Molecular characteristics, proton dissociation properties, and metal binding properties of soil organic matter: A theoretical study.

Soil organic matter (SOM) is a key soil sorbent with a large number of reactive binding sites that may complex with metals, controlling their fate, transport, and bioavailability in soil. However, due to the complex and heterogeneous nature of SOM, it is not easy to probe its physical and chemical properties at the molecular level. In this study, an a priori method was developed to predict the molecular properties of SOM, which incorporated computational molecular modeling, SPARC Performs Automated Reasoning in Chemistry's (SPARC's) chemical reactivity models, and linear free energy relationships (LFERs). Specifically, the method uses SOM models simulated by molecular dynamics modeling based on the experimental elemental composition and functional group information of SOM. For the molecular characteristics, the molecular H/C and O/C ratios, molecular weight, aromatic index, and double bond equivalence of the SOM molecules were calculated.
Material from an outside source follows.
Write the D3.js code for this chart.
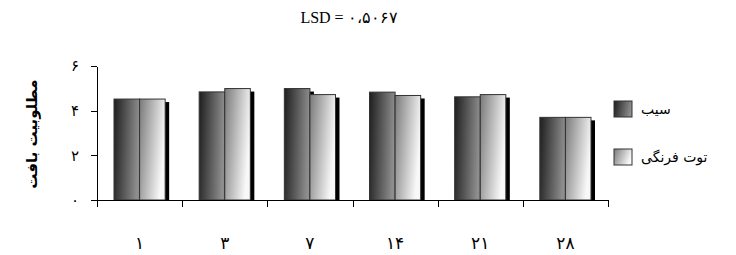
<!DOCTYPE html>
<html>
<head>
<meta charset="utf-8">
<title>LSD chart</title>
<style>
  body { margin: 0; background: #fff; }
  .axis path, .axis line { fill: none; stroke: #000; shape-rendering: crispEdges; }
</style>
</head>
<body>
<script src="https://cdn.jsdelivr.net/npm/d3@7/dist/d3.min.js"></script>
<script>
// data
var days = ["۱", "۳", "۷", "۱۴", "۲۱", "۲۸"];
var seriesNames = ["سیب", "توت فرنگی"];
var apple = [4.52, 4.84, 4.99, 4.83, 4.62, 3.70];
var strawberry = [4.52, 4.99, 4.72, 4.68, 4.72, 3.70];
var yTicks = [0, 2, 4, 6];
var yTickLabels = ["۰", "۲", "۴", "۶"];
var title = "LSD = ۰،۵۰۶۷";
var yLabel = "مطلوبیت بافت";

var W = 736, H = 255;
var svg = d3.select("body").append("svg").attr("width", W).attr("height", H)
    .style("font-family", "'DejaVu Sans', sans-serif");

var defs = svg.append("defs");
var g1 = defs.append("linearGradient").attr("id", "gDark")
    .attr("x1", "0").attr("y1", "0").attr("x2", "1").attr("y2", "0.15");
g1.append("stop").attr("offset", "0").attr("stop-color", "#1e1e1e");
g1.append("stop").attr("offset", "1").attr("stop-color", "#8e8e8e");
var g2 = defs.append("linearGradient").attr("id", "gLight")
    .attr("x1", "0").attr("y1", "0").attr("x2", "1").attr("y2", "0.35");
g2.append("stop").attr("offset", "0").attr("stop-color", "#7a7a7a");
g2.append("stop").attr("offset", "1").attr("stop-color", "#f8f8f8");
var fills = ["url(#gDark)", "url(#gLight)"];

var x = d3.scaleBand().domain(days).range([97, 608]).paddingInner(0).paddingOuter(0);
var y = d3.scaleLinear().domain([0, 6]).range([200, 66]);

var inner = 17;
var sub = d3.scaleBand().domain([0, 1]).range([inner, x.bandwidth() - inner]);

var rows = days.map(function (d, i) { return { day: d, vals: [apple[i], strawberry[i]] }; });

var groups = svg.selectAll(".grp").data(rows).enter().append("g")
    .attr("transform", function (d) { return "translate(" + x(d.day) + ",0)"; });

// shadows
groups.selectAll(".shadow").data(function (d) { return d.vals; }).enter().append("rect")
    .attr("x", function (v, j) { return sub(j) + 4; })
    .attr("y", function (v) { return y(v) + 3; })
    .attr("width", sub.bandwidth())
    .attr("height", function (v) { return y(0) - y(v) - 3; })
    .attr("fill", "#000");

groups.selectAll(".bar").data(function (d) { return d.vals; }).enter().append("rect")
    .attr("x", function (v, j) { return sub(j); })
    .attr("y", function (v) { return y(v); })
    .attr("width", sub.bandwidth())
    .attr("height", function (v) { return y(0) - y(v); })
    .attr("fill", function (v, j) { return fills[j]; })
    .attr("stroke", "#333")
    .attr("stroke-width", 1);

// y axis
var yAxis = svg.append("g").attr("class", "axis")
    .attr("transform", "translate(97,0)")
    .call(d3.axisLeft(y).tickValues(yTicks).tickSize(6).tickSizeOuter(0)
        .tickFormat(function (d, i) { return yTickLabels[i]; }));
yAxis.selectAll("text").style("font-size", "15px").style("font-family", "'DejaVu Sans', sans-serif")
    .attr("x", -18).attr("fill", "#000");

// x axis with ticks on band edges
var xa = svg.append("g").attr("class", "axis");
xa.append("line").attr("x1", 97).attr("x2", 608).attr("y1", 200.5).attr("y2", 200.5).attr("stroke", "#000");
var edges = days.map(function (d) { return x(d); }).concat([x.range()[1]]);
xa.selectAll(".tk").data(edges).enter().append("line")
    .attr("x1", function (d) { return Math.round(d) + 0.5; })
    .attr("x2", function (d) { return Math.round(d) + 0.5; })
    .attr("y1", 200).attr("y2", 207).attr("stroke", "#000");
xa.selectAll(".lbl").data(days).enter().append("text")
    .attr("x", function (d) { return x(d) + x.bandwidth() / 2; })
    .attr("y", 249)
    .attr("text-anchor", "middle")
    .style("font-size", "17px")
    .text(function (d) { return d; });

// title
svg.append("text").attr("x", 349).attr("y", 23).attr("text-anchor", "middle")
    .style("font-size", "16px").style("font-family", "'Liberation Serif', serif")
    .text(title);

// y label
svg.append("text").attr("transform", "translate(37,134) rotate(-90)")
    .attr("text-anchor", "middle").style("font-size", "15px").attr("font-weight", "bold")
    .text(yLabel);

// legend
var leg = svg.selectAll(".leg").data(seriesNames).enter().append("g")
    .attr("transform", function (d, i) { return "translate(614," + (101 + i * 48) + ")"; });
leg.append("rect").attr("width", 18).attr("height", 16)
    .attr("fill", function (d, i) { return fills[i]; })
    .attr("stroke", "#333");
leg.append("text").attr("x", 27).attr("y", 13).style("font-size", "14px")
    .attr("direction", "rtl").attr("text-anchor", "end")
    .text(function (d) { return d; });
</script>
</body>
</html>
For the proton binding constants, the SPARC was used to calculate the microscopic pKa values of every binding sites of individual molecules of the SOM model. Based on the pKa values, the metal binding constants for individual monodentate binding sites were calculated using the Irving-Rossotti LFERs for different heavy metals. The results agreed reasonably with the default values used in the Windermere Humic Aqueous Model (WHAM) (VI) for the investigated metals. The theoretical SOM models, to some extent, represented the average properties of the investigated SOM. Overall, this study gives new quantitative and molecular insight into the structure and chemical properties of SOM. Detailed deprotonation and metal-SOM complexation information was gained for individual SOM binding sites. Such feasible and straightforward predictive scheme is useful to assess the risk of heavy metals in various aquatic and terrestrial environment involving heterogeneous natural organic matter.